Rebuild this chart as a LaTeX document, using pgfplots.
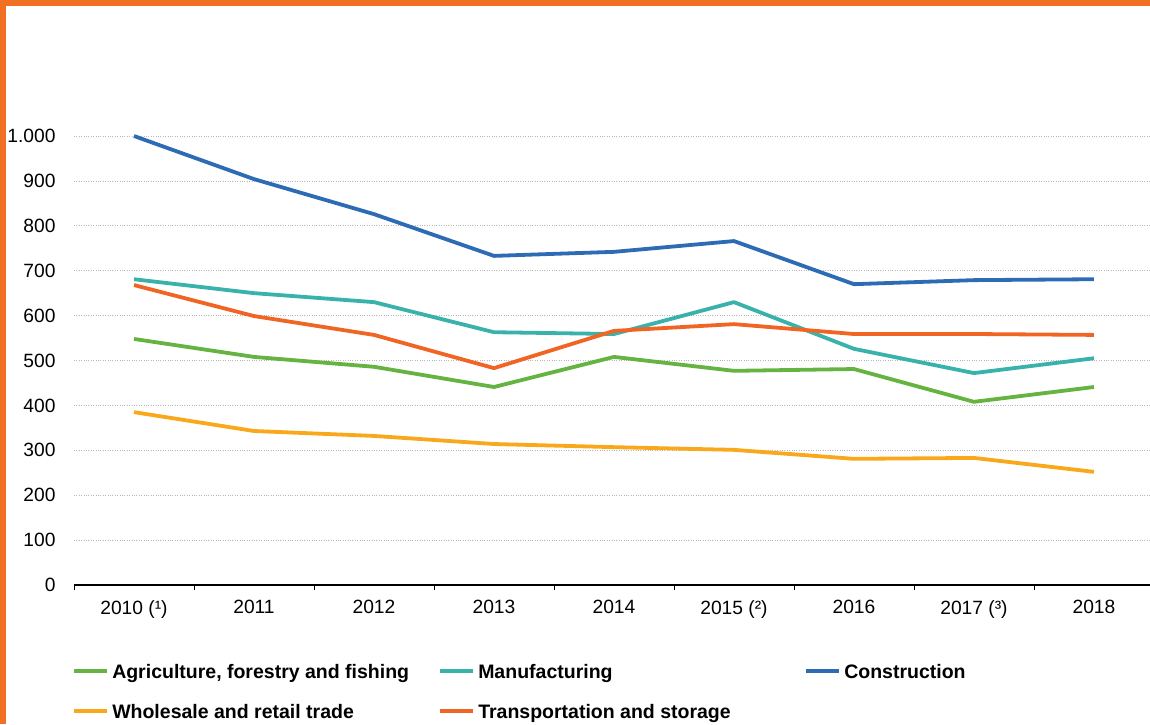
\documentclass[border=0pt]{standalone}
\usepackage{pgfplots}
\pgfplotsset{compat=1.18}
\usepackage{fontspec}
\setmainfont{Liberation Sans}
\definecolor{agri}{RGB}{101,180,66}
\definecolor{manu}{RGB}{57,178,172}
\definecolor{constr}{RGB}{45,108,180}
\definecolor{whole}{RGB}{250,168,27}
\definecolor{trans}{RGB}{240,101,35}
\definecolor{frame}{RGB}{242,112,36}
\begin{document}
\begin{tikzpicture}[x=1pt,y=1pt]
\path[use as bounding box] (0,0) rectangle (1150,724);
\begin{axis}[
  at={(74pt,139pt)}, anchor=south west,
  scale only axis, width=1080pt, height=449pt,
  xmin=-0.5, xmax=8.5, ymin=0, ymax=1000,
  clip=false,
  axis x line*=bottom, axis y line*=left,
  x axis line style={-, black, line width=1.1pt},
  y axis line style={draw=none},
  xtick={-0.5,0.5,...,8.5},
  xticklabels={,,,,,,,,,,},
  tick align=outside,
  major tick length=5pt,
  x tick style={black, line width=0.8pt},
  extra x ticks={0,1,2,3,4,5,6,7,8},
  extra x tick labels={2010 (¹),2011,2012,2013,2014,2015 (²),2016,2017 (³),2018},
  extra x tick style={major tick length=0pt, xticklabel style={yshift=-12pt}},
  ytick={0,100,...,1000},
  y tick style={draw=none},
  ymajorgrids,
  grid style={dotted, color=black!28, line width=0.7pt},
  yticklabel style={xshift=-10pt},
  /pgf/number format/.cd, 1000 sep={.}, assume math mode=true,
  /pgfplots/.cd,
  tick label style={font=\fontsize{19.2}{23}\selectfont},
  legend cell align=left,
  legend columns=3,
  legend style={at={(-0.0018,-0.173)}, anchor=north west, draw=none, fill=none,
    inner sep=0pt, nodes={inner sep=0pt},
    font=\bfseries\fontsize{19.5}{22}\selectfont,
    row sep=23pt,
    /tikz/every odd column/.append style={column sep=3pt},
    /tikz/every even column/.append style={column sep=0pt}},
  legend image code/.code={\draw[line width=4pt] (0pt,0pt) -- (33pt,0pt);},
  every axis plot/.append style={line width=3.8pt, line join=round},
]
\addplot[agri] coordinates {(0,548) (1,508) (2,486) (3,441) (4,508) (5,477) (6,481) (7,408) (8,441)};
\addlegendentry{\makebox[326pt][l]{\strut Agriculture, forestry and fishing}}
\addplot[manu] coordinates {(0,681) (1,650) (2,630) (3,563) (4,559) (5,630) (6,526) (7,472) (8,505)};
\addlegendentry{\makebox[326pt][l]{\strut Manufacturing}}
\addplot[constr] coordinates {(0,1000) (1,904) (2,826) (3,733) (4,742) (5,766) (6,670) (7,679) (8,681)};
\addlegendentry{\makebox[326pt][l]{\strut Construction}}
\addplot[whole] coordinates {(0,385) (1,343) (2,332) (3,314) (4,307) (5,301) (6,281) (7,283) (8,252)};
\addlegendentry{\makebox[326pt][l]{\strut Wholesale and retail trade}}
\addplot[trans] coordinates {(0,668) (1,599) (2,557) (3,483) (4,566) (5,581) (6,559) (7,559) (8,557)};
\addlegendentry{\makebox[326pt][l]{\strut Transportation and storage}}
\end{axis}
\fill[frame] (0,718) rectangle (1150,724);
\fill[frame] (0,0) rectangle (6,724);
\end{tikzpicture}
\end{document}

-------------------------

§ **Your task**
Transcribe the whole listing, character for character, but not its images.

§ **Written answer**
Rebuild this chart as a LaTeX document, using pgfplots.
\documentclass[border=0pt]{standalone}
\usepackage{pgfplots}
\pgfplotsset{compat=1.18}
\usepackage{fontspec}
\setmainfont{Liberation Sans}
\definecolor{agri}{RGB}{101,180,66}
\definecolor{manu}{RGB}{57,178,172}
\definecolor{constr}{RGB}{45,108,180}
\definecolor{whole}{RGB}{250,168,27}
\definecolor{trans}{RGB}{240,101,35}
\definecolor{frame}{RGB}{242,112,36}
\begin{document}
\begin{tikzpicture}[x=1pt,y=1pt]
\path[use as bounding box] (0,0) rectangle (1150,724);
\begin{axis}[
  at={(74pt,139pt)}, anchor=south west,
  scale only axis, width=1080pt, height=449pt,
  xmin=-0.5, xmax=8.5, ymin=0, ymax=1000,
  clip=false,
  axis x line*=bottom, axis y line*=left,
  x axis line style={-, black, line width=1.1pt},
  y axis line style={draw=none},
  xtick={-0.5,0.5,...,8.5},
  xticklabels={,,,,,,,,,,},
  tick align=outside,
  major tick length=5pt,
  x tick style={black, line width=0.8pt},
  extra x ticks={0,1,2,3,4,5,6,7,8},
  extra x tick labels={2010 (¹),2011,2012,2013,2014,2015 (²),2016,2017 (³),2018},
  extra x tick style={major tick length=0pt, xticklabel style={yshift=-12pt}},
  ytick={0,100,...,1000},
  y tick style={draw=none},
  ymajorgrids,
  grid style={dotted, color=black!28, line width=0.7pt},
  yticklabel style={xshift=-10pt},
  /pgf/number format/.cd, 1000 sep={.}, assume math mode=true,
  /pgfplots/.cd,
  tick label style={font=\fontsize{19.2}{23}\selectfont},
  legend cell align=left,
  legend columns=3,
  legend style={at={(-0.0018,-0.173)}, anchor=north west, draw=none, fill=none,
    inner sep=0pt, nodes={inner sep=0pt},
    font=\bfseries\fontsize{19.5}{22}\selectfont,
    row sep=23pt,
    /tikz/every odd column/.append style={column sep=3pt},
    /tikz/every even column/.append style={column sep=0pt}},
  legend image code/.code={\draw[line width=4pt] (0pt,0pt) -- (33pt,0pt);},
  every axis plot/.append style={line width=3.8pt, line join=round},
]
\addplot[agri] coordinates {(0,548) (1,508) (2,486) (3,441) (4,508) (5,477) (6,481) (7,408) (8,441)};
\addlegendentry{\makebox[326pt][l]{\strut Agriculture, forestry and fishing}}
\addplot[manu] coordinates {(0,681) (1,650) (2,630) (3,563) (4,559) (5,630) (6,526) (7,472) (8,505)};
\addlegendentry{\makebox[326pt][l]{\strut Manufacturing}}
\addplot[constr] coordinates {(0,1000) (1,904) (2,826) (3,733) (4,742) (5,766) (6,670) (7,679) (8,681)};
\addlegendentry{\makebox[326pt][l]{\strut Construction}}
\addplot[whole] coordinates {(0,385) (1,343) (2,332) (3,314) (4,307) (5,301) (6,281) (7,283) (8,252)};
\addlegendentry{\makebox[326pt][l]{\strut Wholesale and retail trade}}
\addplot[trans] coordinates {(0,668) (1,599) (2,557) (3,483) (4,566) (5,581) (6,559) (7,559) (8,557)};
\addlegendentry{\makebox[326pt][l]{\strut Transportation and storage}}
\end{axis}
\fill[frame] (0,718) rectangle (1150,724);
\fill[frame] (0,0) rectangle (6,724);
\end{tikzpicture}
\end{document}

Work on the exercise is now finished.